Understanding the deficiency in inertial confinement fusion hohlraum x-ray flux predictions using experiments at the National Ignition Facility
Hui Chen, D. T. Woods, W. A. Farmer, N. Aybar, D. A. Liedahl, S. A. MacLaren, M. B. Schneider, H. A. Scott, D. E. Hinkel, O. L. Landen, J. D. Moody, M. D. Rosen, J. S. Ross, S. Rogers, N. Roskopf, G. F. Swadling, S. Vonhof
Abstract
The predicted implosion performance of deuterium-tritium fuel capsules in indirect-drive inertial confinement fusion experiments relies on precise calculations of the x-ray drive in laser-heated cavities (hohlraums).

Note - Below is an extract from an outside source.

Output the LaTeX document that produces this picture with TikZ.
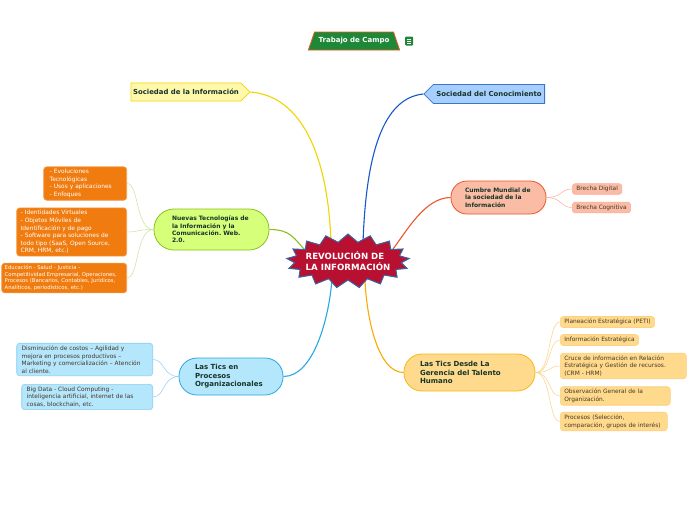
\documentclass[tikz,border=0pt]{standalone}
\usepackage{fontspec}
\setmainfont{DejaVu Sans}
\usetikzlibrary{shapes.geometric,shapes.symbols,backgrounds,calc}
\definecolor{ink}{RGB}{22,52,40}
\definecolor{leafink}{RGB}{70,55,40}
\definecolor{revfill}{RGB}{184,16,48}
\definecolor{revedge}{RGB}{58,100,165}
\definecolor{campo}{RGB}{30,136,56}
\definecolor{campoedge}{RGB}{230,90,30}
\definecolor{infofill}{RGB}{255,248,170}
\definecolor{infoedge}{RGB}{240,214,0}
\definecolor{conofill}{RGB}{166,206,255}
\definecolor{conoedge}{RGB}{60,118,200}
\definecolor{conolink}{RGB}{22,88,200}
\definecolor{cumfill}{RGB}{250,188,165}
\definecolor{cumedge}{RGB}{236,86,40}
\definecolor{cumtwig}{RGB}{250,172,150}
\definecolor{nuefill}{RGB}{214,255,122}
\definecolor{nueedge}{RGB}{140,192,30}
\definecolor{nuetwig}{RGB}{200,228,150}
\definecolor{orafill}{RGB}{240,124,16}
\definecolor{oraedge}{RGB}{246,160,80}
\definecolor{procfill}{RGB}{180,230,252}
\definecolor{procedge}{RGB}{40,168,226}
\definecolor{proctwig}{RGB}{140,205,240}
\definecolor{gerfill}{RGB}{255,218,140}
\definecolor{geredge}{RGB}{245,184,20}
\definecolor{gerlink}{RGB}{250,170,0}
\definecolor{gertwig}{RGB}{252,210,130}

\begin{document}
\frenchspacing
\begin{tikzpicture}[x=1pt,y=-1pt,
  main/.style={rectangle,rounded corners=18pt,draw,line width=0.8pt,align=left,text=ink,
    inner xsep=16pt,inner ysep=2pt,font=\fontsize{7}{8.5}\selectfont\bfseries},
  small/.style={main,rounded corners=16pt,font=\fontsize{6}{7.3}\selectfont\bfseries},
  leaf/.style={rectangle,rounded corners=3pt,draw,line width=0.6pt,align=left,text=leafink,
    inner xsep=4pt,inner ysep=2.5pt,font=\fontsize{5.9}{7.6}\selectfont},
  orange/.style={leaf,fill=orafill,draw=oraedge,text=white},
  sign/.style={signal,draw,line width=0.8pt,text=ink,inner xsep=2pt,
    minimum height=18pt,font=\fontsize{6.9}{8}\selectfont\bfseries},
  link/.style={line width=1.1pt},
  twig/.style={line width=0.5pt}]
  \useasboundingbox (0,0) rectangle (696,520);
  % top title
  \node[trapezium,trapezium angle=66,trapezium stretches=true,minimum width=92pt,minimum height=18pt,
    fill=campo,draw=campoedge,line width=0.8pt,text=white,font=\fontsize{7}{8}\selectfont\bfseries] (campo) at (354,41) {Trabajo de Campo};
  \node[fill=campo,rounded corners=1pt,minimum width=8pt,minimum height=9pt,inner sep=0pt] (icon) at (409,41) {};
  \foreach \dy in {-2,0,2} \draw[white,line width=0.6pt] ($(icon)+(-2,\dy)$) -- ($(icon)+(2,\dy)$);
  % centre
  \node[starburst,starburst points=17,starburst point height=8pt,random starburst=0,
    fill=revfill,draw=revedge,line width=1pt,minimum width=123pt,minimum height=54pt,inner xsep=-5pt,inner ysep=-3pt,
    align=left,text=white,font=\fontsize{8.6}{11}\selectfont\bfseries] (rev) at (348,261) {REVOLUCIÓN DE\\LA INFORMACIÓN};
  % first level
  \node[sign,signal to=east,fill=infofill,draw=infoedge] (socinf) at (186,92) {Sociedad de la Información};
  \node[sign,signal to=west,fill=conofill,draw=conoedge,minimum height=19pt,inner xsep=3pt] (socon) at (489,94) {Sociedad del Conocimiento};
  \node[small,fill=cumfill,draw=cumedge,inner xsep=14pt,text width=67pt,minimum height=33pt] (cumbre) at (498.5,197.5) {Cumbre Mundial de\\la sociedad de la\\Información};
  \node[small,fill=nuefill,draw=nueedge,rounded corners=20pt,inner xsep=18pt,text width=79pt,minimum height=41pt] (nuevas) at (211.5,229.5) {Nuevas Tecnologías de\\la Información y la\\Comunicación. Web.\\2.0.};
  \node[main,fill=procfill,draw=procedge,text width=72pt,minimum height=37pt] (ticsp) at (231,376.5) {Las Tics en\\Procesos\\Organizacionales};
  \node[main,fill=gerfill,draw=geredge,text width=99pt,minimum height=37pt] (ticsg) at (469.5,372.5) {Las Tics Desde La\\Gerencia del Talento\\Humano};
  % second level
  \node[leaf,fill=cumfill,draw=cumtwig,anchor=west] (bdig) at (572,189) {Brecha Digital};
  \node[leaf,fill=cumfill,draw=cumtwig,anchor=west] (bcog) at (572,207.5) {Brecha Cognitiva};
  \node[orange,anchor=east,inner xsep=6pt,text width=71pt] (evol) at (127,183.5) {- Evoluciones\\Tecnológicas\\- Usos y aplicaciones\\- Enfoques};
  \node[orange,anchor=east,text width=102pt] (ident) at (127,232) {- Identidades Virtuales\\- Objetos Móviles de\\Identificación y de pago\\- Software para soluciones de\\todo tipo (SaaS, Open Source,\\CRM, HRM, etc.)};
  \node[orange,anchor=east,inner xsep=3pt,text width=119pt,inner ysep=2pt,font=\fontsize{5.3}{6.8}\selectfont] (educ) at (127,278) {Educación - Salud - Justicia -\\Competitividad Empresarial, Operaciones,\\Procesos (Bancarios, Contables, Jurídicos,\\Analíticos, periodísticos, etc.)};
  \node[leaf,fill=procfill,draw=proctwig,anchor=east,inner xsep=5pt,text width=126pt] (costos) at (153,359.5) {Disminución de costos – Agilidad y\\mejora en procesos productivos –\\Marketing y comercialización – Atención\\al cliente.};
  \node[leaf,fill=procfill,draw=proctwig,anchor=east,inner xsep=5pt,text width=121pt] (bigdata) at (153,397) {Big Data - Cloud Computing -\\inteligencia artificial, internet de las\\cosas, blockchain, etc.};
  \node[leaf,fill=gerfill,draw=gertwig,anchor=west] (peti) at (560,322) {Planeación Estratégica (PETI)};
  \node[leaf,fill=gerfill,draw=gertwig,anchor=west] (infoe) at (560,340) {Información Estratégica};
  \node[leaf,fill=gerfill,draw=gertwig,anchor=west,text width=118pt] (cruce) at (560,366) {Cruce de información en Relación\\Estratégica y Gestión de recursos.\\(CRM - HRM)};
  \node[leaf,fill=gerfill,draw=gertwig,anchor=west,text width=102pt] (obs) at (560,396) {Observación General de la\\Organización.};
  \node[leaf,fill=gerfill,draw=gertwig,anchor=west,text width=99pt] (proc) at (560,421.5) {Procesos (Selección,\\comparación, grupos de interés)};
  % connectors
  \begin{scope}[on background layer]
    \fill[white] (0,0) rectangle (696,520);
    \draw[link,infoedge] (socinf.east) .. controls +(50,4) and +(-3,-90) .. ($(rev)+(-17,-18)$);
    \draw[link,conolink] (socon.west) .. controls +(-40,4) and +(3,-90) .. ($(rev)+(15,-18)$);
    \draw[link,cumedge] (cumbre.west) .. controls +(-25,0) and +(15,-20) .. ($(rev)+(45,-12)$);
    \draw[link,nueedge] (nuevas.east) .. controls +(22,0) and +(-12,-12) .. ($(rev)+(-42,-10)$);
    \draw[link,procedge] (ticsp.east) .. controls +(30,0) and +(-3,40) .. ($(rev)+(-16,18)$);
    \draw[link,gerlink] (ticsg.west) .. controls +(-25,0) and +(2,40) .. ($(rev)+(17,20)$);
  \end{scope}
  \foreach \t in {bdig,bcog}
    \draw[twig,cumtwig] (cumbre.east) .. controls +(16,0) and +(-12,0) .. (\t.west);
  \foreach \t in {evol,ident,educ}
    \draw[twig,nuetwig] (nuevas.west) .. controls +(-18,0) and +(12,0) .. (\t.east);
  \foreach \t in {costos,bigdata}
    \draw[twig,proctwig] (ticsp.west) .. controls +(-16,0) and +(12,0) .. (\t.east);
  \foreach \t in {peti,infoe,cruce,obs,proc}
    \draw[twig,gertwig] (ticsg.east) .. controls +(16,0) and +(-12,0) .. (\t.west);
\end{tikzpicture}
\end{document}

This requires accurate, spectrally dependent simulations of laser to x-ray conversion efficiencies and x-ray absorption losses to the hohlraum wall. A set of National Ignition Facility experiments have identified a cause for the long-standing hohlraum "drive deficit" as the overprediction of gold emission at ∼2.5 keV in nonlocal thermodynamic equilibrium coronal plasma regions within the hohlraum. Reducing the emission and absorption opacity in this spectral region by ∼20% brings simulations into agreement with measured x-ray fluxes and spectra.